Renowned Australian art and cultural historian Janine Burke has also turned her attention to trees - to the human cultural universes that have emerged between them. Her new book, My Forests (Melbourne University Press, $39.99), explores varied, evocative case-studies, complete with curated artworks, of the personal and cultural webs anchored in trees and forests.
In his early chapters, Wohlleben interrogates the supposed "unnaturalness" of the human - the idea that we were weaker, blinder, deafer and softer than everything else in the jungle; hence the great efforts to cut down the jungle and build a softer, comfier world in its place. Wohlleben argues for the naturalness of the human being and emphasises our susceptibility to the stimulation of the natural environment.
His book features intriguing new evidence into topics like human senses for magnetic bearing, the cultural relativism of colour, rooted in neuroplasticity, and the sensitivity of human psychology to the minute signifiers of nature.
He also emphasises the depth of the historical human relationship with trees; for example, drawing a continuity through the pagan tree worship of the German Sinzig region to the young men of modern Sinzig who steal into the protected forests to ritually nab the trees: "[giving] our girlfriends a token of our affection that could be seen by the whole neighbourhood".
His analysis seek to engage the ancient conundrums of the philosophy of biology: "what is living?" and "what justifies the human exceptionalism?" These questions demand justifications for the ways the humans live in and treat the natural world, and appeal to a more holistic conception of cooperative, communicative nature - including the human.
My Forests, meanwhile, is composed of chapter-long case studies on topics of culture, history, and art; synthesising such muses as Shakespeare and Woolf, Genesis and Shinrin-yoku, from Vienna to Nuremberg to Varsini to Korowai tree-houses. Less the exclusive focus, trees comprise the seed (pardon the pun), from which a human discussion emerges.
These analyses are affecting and often wonderful. The middle chapters are particularly excellent: a gripping voyage through the microcosmic history of Victorian deforestation, paralleling the domination and destruction of pre-colonial Australia, and a dive into the vibrant and tragic cultural complexities of Hindi Widow traditions, through a conversation with the Indian Banyan tree.
Wohlleben's authorship evokes a documentary-like mode, drawing centrally on anecdotes of forest-guardianship to engage with issues in the use and management of trees in modern society, and particularly conservation. Conservation features also in Burke's work, as it must, but is less central, emerging as illustrative of human connections with nature.
More an improvisation on the theme of trees than a focused treatise, The Heartbeat of the Trees has meandering and meditative German feel to it. A bit like a walk in the forest itself, what Wohlleben prose generates is a desire to go out, read under a tree, and make some natural chewing gum of errant sap - which, I suspect, was the author's intention.

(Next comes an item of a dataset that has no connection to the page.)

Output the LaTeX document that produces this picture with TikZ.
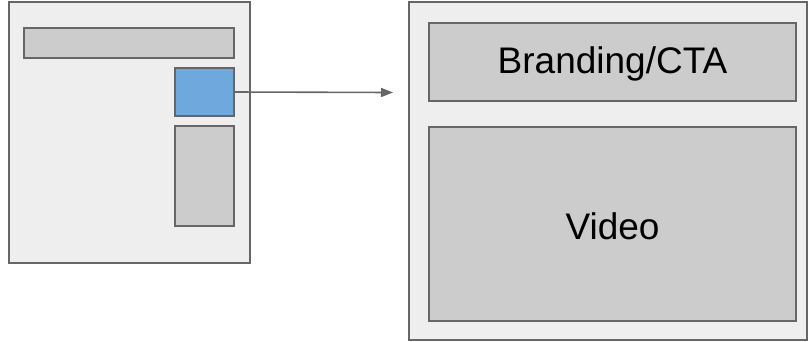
\documentclass[tikz,border=0pt]{standalone}
\usepackage{fontspec}
\setmainfont{Liberation Sans}
\usetikzlibrary{arrows.meta}
\definecolor{panelfill}{HTML}{EEEEEE}
\definecolor{barfill}{HTML}{CCCCCC}
\definecolor{bluefill}{HTML}{6FA8DC}
\definecolor{edge}{HTML}{666666}
\begin{document}
\begin{tikzpicture}[x=1pt,y=-1pt,
  box/.style={draw=edge,line width=2pt,rectangle,inner sep=0pt,outer sep=0pt,anchor=north west},
  rbox/.style={draw=edge,line width=1.4pt,rectangle,inner sep=0pt,outer sep=0pt,anchor=north west},
  lbl/.style={font=\fontsize{37}{42}\selectfont,text=black}]
\useasboundingbox (0,0) rectangle (808,341);
% left panel
\node[box,fill=panelfill,minimum width=241pt,minimum height=261pt] (lp) at (9,2) {};
\node[box,fill=barfill,minimum width=210pt,minimum height=30pt] (bar) at (24,28) {};
\node[box,fill=bluefill,minimum width=59pt,minimum height=48pt] (blue) at (175,68) {};
\node[box,fill=barfill,minimum width=59pt,minimum height=100pt] (side) at (175,126) {};
% right panel
\node[rbox,fill=panelfill,minimum width=398pt,minimum height=338pt] (rp) at (409,2) {};
\node[rbox,fill=barfill,minimum width=367pt,minimum height=78pt] (brand) at (429,23) {};
\node[lbl] at ([yshift=-2pt]brand.center) {Branding/CTA};
\node[rbox,fill=barfill,minimum width=367pt,minimum height=194pt] (video) at (429,127) {};
\node[lbl] at ([yshift=-2pt]video.center) {Video};
% arrow
\coordinate (tip) at (393,92.5);
\draw[edge,line width=1.6pt,-{Triangle[length=12pt,width=9pt]}] (blue.east) -- (tip);
\end{tikzpicture}
\end{document}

Similarly, My Forests meditates on themes, rather than pursuing conclusions. Burke satisfies the desire for a distinctly Australian gab, as well as meaningfully global one, that is somewhat restricted by the extent of Wohlleben's about as far north as Sweden and as far south as Italy, with the occasional Atlantic leap into North America. Burke provides an illustrated journey out of Elwood, Melbourne, romping through Europe's cold Icelandic north and mild Italian south, over the Tigris and the Euphrates and into India, and beyond.
Ultimately, the meeting of these two books draws sharp methodological comparisons. Wohlleben, for his humanistic eccentricity, has the view of a problem-solver - an individual being, regarding comprehensible objects. His textual world is a scientific one, which features human experience, rather than an experience - a succession of feelings - which includes science.
Burke, meanwhile, generates a text that is emotional and experiential; a subjective world of human culture, anchored to inscrutable things called trees, and implacable places called forests.